## START

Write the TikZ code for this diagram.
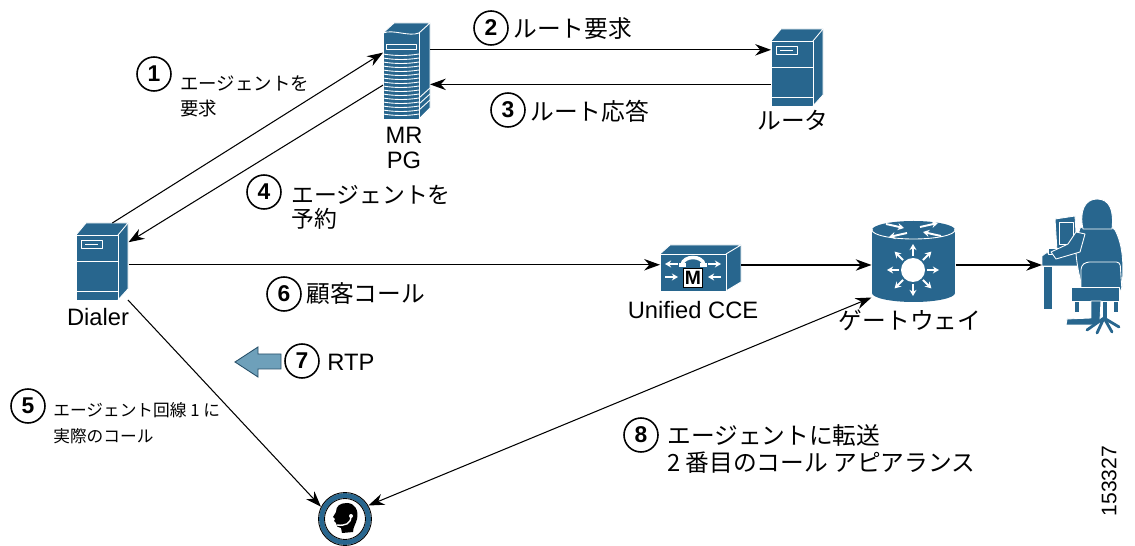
\documentclass[tikz,border=0pt]{standalone}
\usepackage{fontspec}
\setmainfont{Liberation Sans}
\newfontfamily\jpfont{Noto Sans CJK JP}
\usetikzlibrary{arrows.meta,calc}
\definecolor{ciscoblue}{RGB}{40,102,142}
\definecolor{rtpblue}{RGB}{110,160,186}
\definecolor{rtpedge}{RGB}{40,80,105}

% small tower server, origin = top-left corner of the front face
\newcommand\smallsrv[1]{%
  \begin{scope}[shift={(#1)}]
    \fill[ciscoblue] (0,0) -- (10,-12) -- (52,-12) -- (52,54) -- (42,65) -- (0,65) -- cycle;
    \draw[hl] (0,0) rectangle (42,65);
    \draw[hl] (0,0) -- (10,-12) -- (52,-12) -- (42,0);
    \draw[hl] (52,-12) -- (52,54) -- (42,65);
    \draw[hl] (5,5) rectangle (26,13);
    \draw[hl] (9,9) -- (22,9);
    \draw[hl] (0,26) -- (42,26);
    \draw[hl] (0,56) -- (42,56);
  \end{scope}}

\begin{document}
\begin{tikzpicture}[x=0.02cm, y=-0.02cm,
  hl/.style={draw=white, line width=0.5pt, line join=round},
  icon/.style={fill=ciscoblue, draw=white, line width=0.5pt, line join=round},
  hotspot/.style 2 args={minimum width=#1*0.02cm, minimum height=#2*0.02cm,
    inner sep=0pt, outer sep=0pt, draw=none},
  conn/.style={line width=0.6pt, -{Stealth[length=9pt,width=6.5pt]}},
  both/.style={line width=0.6pt, {Stealth[length=9pt,width=6.5pt]}-{Stealth[length=9pt,width=6.5pt]}},
  numc/.style={circle, draw, line width=0.9pt, minimum size=0.68cm, inner sep=0pt,
    font=\fontsize{13}{13}\selectfont\bfseries},
  lbl/.style={font=\fontsize{13.5}{14}\selectfont, inner sep=0pt},
  jlbl/.style={font=\jpfont\fontsize{13.5}{14}\selectfont, inner sep=0pt},
  jtxt/.style={font=\jpfont\fontsize{13.5}{15}\selectfont, inner sep=0pt, anchor=west, align=left},
  whitearrow/.style={white, line width=1.1pt, -{Stealth[length=3.5pt,width=4pt]}}
]
\useasboundingbox (0,0) rectangle (1135,546);

% ---------- servers ----------
\smallsrv{76,235}
\smallsrv{771,41}

% MR PG tower
\fill[ciscoblue] (383,33) -- (394,23) -- (430,23) -- (430,108) -- (419,119) -- (383,119) -- cycle;
\draw[hl] (383,33) .. controls (393,29) and (409,37) .. (419,33);
\draw[hl] (383,33) -- (383,119) -- (419,119) -- (419,33);
\draw[hl] (383,33) -- (394,23) -- (430,23) -- (419,33);
\draw[hl] (430,23) -- (430,108) -- (419,119);
\draw[hl] (386,44) rectangle (416,49);
\foreach \yy in {54,58,...,114}
  \draw[hl] (383,\yy) .. controls (395,\yy+2) and (407,\yy+2) .. (419,\yy);
\foreach \yy in {88,94,100}
  \draw[hl] (419,\yy+10) -- (430,\yy);

% ---------- Unified CCE ----------
\fill[ciscoblue] (660,254) -- (670,245) -- (741,245) -- (741,282) -- (726,291) -- (660,291) -- cycle;
\draw[hl] (660,254) rectangle (726,291);
\draw[hl] (660,254) -- (670,245) -- (741,245) -- (726,254);
\draw[hl] (741,245) -- (741,282) -- (726,291);
\draw[white, line width=2pt, line cap=round] (682,265) .. controls (683,255) and (703,255) .. (704,265);
\fill[white] (679,263) rectangle (686,267);
\fill[white] (700,263) rectangle (707,267);
\draw[whitearrow] (678,264) -- (665,264);
\draw[whitearrow] (665,277) -- (678,277);
\draw[whitearrow] (708,264) -- (721,264);
\draw[whitearrow] (721,277) -- (708,277);
\node[draw=black, fill=white, line width=0.6pt, minimum size=0.38cm, inner sep=0pt,
  font=\fontsize{11}{11}\selectfont\bfseries] (mbox) at (693,278) {M};

% ---------- gateway (router cylinder) ----------
\fill[ciscoblue] (913.5,293) ellipse[x radius=41.5, y radius=9];
\fill[ciscoblue] (872,230) rectangle (955,293);
\fill[ciscoblue] (913.5,230) ellipse[x radius=41.5, y radius=9];
\begin{scope}
  \clip (860,230) rectangle (970,245);
  \draw[hl] (913.5,230) ellipse[x radius=41.5, y radius=9];
\end{scope}
\draw[whitearrow] (886,224) -- (904,228);
\draw[whitearrow] (941,236) -- (923,232);
\draw[whitearrow] (920,227) -- (938,223);
\draw[whitearrow] (907,233) -- (889,237);
\fill[white] (913,270) circle[radius=12];
\foreach \a in {0,45,...,315}
  \draw[whitearrow] ($(913,270)+(\a:14)$) -- ($(913,270)+(\a:26)$);

% ---------- agent at desk ----------
\filldraw[icon] (1043,266) rectangle (1052,309);
\filldraw[icon] (1042,256) -- (1046,253) -- (1084,253) -- (1084,266) -- (1042,266) -- cycle;
\filldraw[icon] (1055,219) -- (1075,216) -- (1077,250) -- (1057,251) -- cycle;
\draw[hl] (1059,222) rectangle (1073,244);
\filldraw[icon] (1048,248) rectangle (1062,254);
\filldraw[icon] (1080,228) .. controls (1092,222) and (1108,222) .. (1115,230)
  .. controls (1123,245) and (1124,265) .. (1122,287) -- (1082,287)
  .. controls (1078,270) and (1075,256) .. (1076,242) -- cycle;
\filldraw[icon] (1085,234) -- (1080,252) -- (1056,259) -- (1051,252) -- (1068,244) -- (1076,232) -- cycle;
\filldraw[icon] (1083,229) .. controls (1079,211) and (1085,199) .. (1097,199)
  .. controls (1110,199) and (1114,211) .. (1112,229) -- cycle;
\filldraw[icon, rounded corners=2pt] (1081,291) -- (1081,266) -- (1086,262) -- (1120,262) -- (1122,291) -- cycle;
\filldraw[icon] (1071,287) rectangle (1119,301);
\filldraw[icon] (1074,301) rectangle (1079,312);
\filldraw[icon] (1113,301) rectangle (1118,312);
\filldraw[icon] (1091,301) -- (1101,301) -- (1100,320) -- (1097,325) -- (1066,325) -- (1067,319) -- (1091,318) -- cycle;
\filldraw[icon] (1102,301) rectangle (1107,318);
\draw[ciscoblue, line width=1.6pt, line cap=round]
  (1104,318) -- (1087,330) (1104,318) -- (1097,333) (1104,318) -- (1112,332) (1104,318) -- (1119,327);

% ---------- agent headset phone ----------
\begin{scope}[shift={(345,519)}]
  \fill[white] (0,0) circle[radius=26.5];
  \draw[ciscoblue, line width=2.8pt] (0,0) circle[radius=23.5];
  \draw[black, line width=0.5pt] (0,0) circle[radius=26.5];
  \draw[black, line width=0.5pt] (0,0) circle[radius=20.5];
  \fill[black] (2,-16) .. controls (10,-16) and (14,-8) .. (12,0)
    .. controls (11,5) and (8,8) .. (8,13) -- (-3,14) -- (-4,9)
    .. controls (-7,9) and (-9,7) .. (-9,4) -- (-11,2) -- (-10,0) -- (-12,-2)
    -- (-9,-7) .. controls (-9,-13) and (-5,-16) .. (2,-16) -- cycle;
  \draw[white, line width=0.8pt] (6,-3) .. controls (6,5) and (0,7) .. (-8,6);
  \fill[white] (6,-3) circle[radius=2];
\end{scope}

% ---------- RTP media arrow ----------
\filldraw[fill=rtpblue, draw=rtpedge, line width=0.5pt, line join=miter]
  (235,362) -- (258,347) -- (258,354) -- (281,354) -- (281,369) -- (258,369) -- (258,377) -- cycle;

% ---------- connection anchors ----------
\node[hotspot={53}{77}] (dialer) at (102,261.5) {};
\node[hotspot={52}{77}] (router) at (797,67.5) {};
\node[hotspot={47}{96}] (mrpg) at (406.5,71) {};
\node[hotspot={81}{40}] (cce) at (700.5,265) {};
\node[hotspot={84}{82}] (gw) at (913.5,261) {};
\node[hotspot={80}{127}] (agent) at (1082,266.5) {};
\node[circle, inner sep=0pt, outer sep=0pt, minimum size=1.08cm] (head) at (345,519) {};

% ---------- connectors ----------
\draw[conn] (dialer.75) -- (mrpg.142);
\draw[conn] (mrpg.42) -- (mrpg.42 -| router.west);
\draw[conn] (router.213) -- (router.213 -| mrpg.east);
\draw[conn] (mrpg.211) -- (dialer.36);
\draw[conn] (dialer.-7) -- (dialer.-7 -| cce.west);
\draw[conn] (cce.east) -- (cce.east -| gw.west);
\draw[conn] (gw.east |- cce.east) -- (agent.west |- cce.east);
\draw[conn] (dialer.-56) -- (head.153);
\draw[both] (gw.221) -- (head.30);

% ---------- device names ----------
\node[lbl, font=\fontsize{13.5}{14.6}\selectfont, align=center] (mrpgname) at (404,148) {MR\\PG};
\node[jlbl] (routername) at (793,120) {ルータ};
\node[lbl] (dialername) at (98,317) {Dialer};
\node[lbl] (ccename) at (693,310) {Unified CCE};
\node[jlbl] (gwname) at (910,320) {ゲートウェイ};

% ---------- numbered steps ----------
\node[numc] (n1) at (154,74) {1};
\node[jtxt, font=\jpfont\fontsize{10.5}{14.2}\selectfont] (t1) at (180,96) {エージェントを\\要求};
\node[numc] (n2) at (491,28) {2};
\node[jtxt] (t2) at (513,29) {ルート要求};
\node[numc] (n3) at (508,110) {3};
\node[jtxt] (t3) at (530,111) {ルート応答};
\node[numc] (n4) at (264,192) {4};
\node[jtxt, font=\jpfont\fontsize{13}{13.6}\selectfont] (t4) at (291,207) {エージェントを\\予約};
\node[numc] (n5) at (28,406) {5};
\node[jtxt, font=\jpfont\fontsize{9.5}{14.7}\selectfont] (t5) at (53,423) {エージェント回線 1 に\\実際のコール};
\node[numc] (n6) at (284,294) {6};
\node[jtxt] (t6) at (306,294) {顧客コール};
\node[numc] (n7) at (302,361) {7};
\node[lbl, anchor=west] (t7) at (327,362) {RTP};
\node[numc] (n8) at (641,435) {8};
\node[jtxt, font=\jpfont\fontsize{13.5}{15.3}\selectfont] (t8) at (667,449) {エージェントに転送\\2 番目のコール アピアランス};

% figure number
\node[rotate=90, font=\fontsize{12}{12}\selectfont, inner sep=0pt] (fignum) at (1109,481) {153327};
\end{tikzpicture}
\end{document}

## END

- [Written task] With the pictures left out, restate word for word every line of the data above, from the first down to the line that contains "(0,0) rectangle (1135,546);".

- [Final answer]
Write the TikZ code for this diagram.
\documentclass[tikz,border=0pt]{standalone}
\usepackage{fontspec}
\setmainfont{Liberation Sans}
\newfontfamily\jpfont{Noto Sans CJK JP}
\usetikzlibrary{arrows.meta,calc}
\definecolor{ciscoblue}{RGB}{40,102,142}
\definecolor{rtpblue}{RGB}{110,160,186}
\definecolor{rtpedge}{RGB}{40,80,105}

% small tower server, origin = top-left corner of the front face
\newcommand\smallsrv[1]{%
  \begin{scope}[shift={(#1)}]
    \fill[ciscoblue] (0,0) -- (10,-12) -- (52,-12) -- (52,54) -- (42,65) -- (0,65) -- cycle;
    \draw[hl] (0,0) rectangle (42,65);
    \draw[hl] (0,0) -- (10,-12) -- (52,-12) -- (42,0);
    \draw[hl] (52,-12) -- (52,54) -- (42,65);
    \draw[hl] (5,5) rectangle (26,13);
    \draw[hl] (9,9) -- (22,9);
    \draw[hl] (0,26) -- (42,26);
    \draw[hl] (0,56) -- (42,56);
  \end{scope}}

\begin{document}
\begin{tikzpicture}[x=0.02cm, y=-0.02cm,
  hl/.style={draw=white, line width=0.5pt, line join=round},
  icon/.style={fill=ciscoblue, draw=white, line width=0.5pt, line join=round},
  hotspot/.style 2 args={minimum width=#1*0.02cm, minimum height=#2*0.02cm,
    inner sep=0pt, outer sep=0pt, draw=none},
  conn/.style={line width=0.6pt, -{Stealth[length=9pt,width=6.5pt]}},
  both/.style={line width=0.6pt, {Stealth[length=9pt,width=6.5pt]}-{Stealth[length=9pt,width=6.5pt]}},
  numc/.style={circle, draw, line width=0.9pt, minimum size=0.68cm, inner sep=0pt,
    font=\fontsize{13}{13}\selectfont\bfseries},
  lbl/.style={font=\fontsize{13.5}{14}\selectfont, inner sep=0pt},
  jlbl/.style={font=\jpfont\fontsize{13.5}{14}\selectfont, inner sep=0pt},
  jtxt/.style={font=\jpfont\fontsize{13.5}{15}\selectfont, inner sep=0pt, anchor=west, align=left},
  whitearrow/.style={white, line width=1.1pt, -{Stealth[length=3.5pt,width=4pt]}}
]
\useasboundingbox (0,0) rectangle (1135,546);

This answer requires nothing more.